Dans les airs, à plusieurs mètres du sol, une étrange suspension métallique. À terre, dans l’ombre du vaisseau flottant, un carré noir de forme et de proportions équivalentes. Façon Pacman, des corps robotiques traversent la zone par sauts latéraux en position accroupie. Faces fermées, corps en tension, le vide de la scène se creuse un peu plus par l'aridité des expressions. Deux, puis bientôt quatre corps de croisent sans se voir, tissent le motif de leurs solitudes.

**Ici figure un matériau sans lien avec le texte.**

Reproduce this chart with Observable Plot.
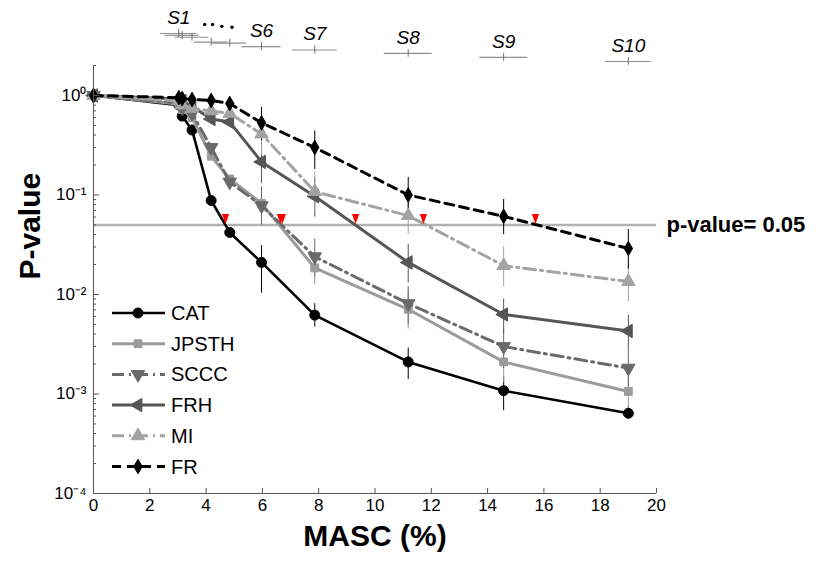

En miroir, deux binômes se forment, exécutent à l’identique une même chorégraphie, laissant transpirer dans le revers d’un poignet ou le claquement des appuis l’irrépressible singularité de chacun·e. Dans l’espace de ce dojo détourné, des mouvements d’assaut et des projections directement tirés du JuJitsu ou du Wing Chun se confondent avec des jetés acrobatiques à deux, trois ou quatre. La collaboration verse à la confrontation, l’étreinte au plaquage.


À la façon d’une fable botanique, les quatre pousses s’élèvent et se déploient au rythme d’une composition musicale aux sonorités cosmopolites. Guidées par la plus grimpante, le groupe gagne la plateforme aérienne. Soumis à la contrainte de la suspension, la grammaire commune gagnée au sol oblige à une révision collective. Oubliez projections et jeux d’élévation. Place au règne de la gravité, des effets de balancier et jeu de glissement depuis les barreaux de la plateforme, le mou d’une corde ou tout simplement le genou du voisin. Par les jeux d’appuis, de prises et de contrepoids, le groupe devenu organisme nous embarque - littéralement - dans sa quête d’espace, possible seulement par la coordination des forces et des directions. D’une forme en apparence modeste, ramenée à l’essentielle – des costumes jusqu’à la scénographie –, Saïef Remmide réussit l’air de rien à régaler de prouesses techniques tout en composant une pièce ouverte à l’interprétation, mais où l'évidente appétence de son auteur pour l’altérité transparaît autant que le souci de faire dialoguer les différences.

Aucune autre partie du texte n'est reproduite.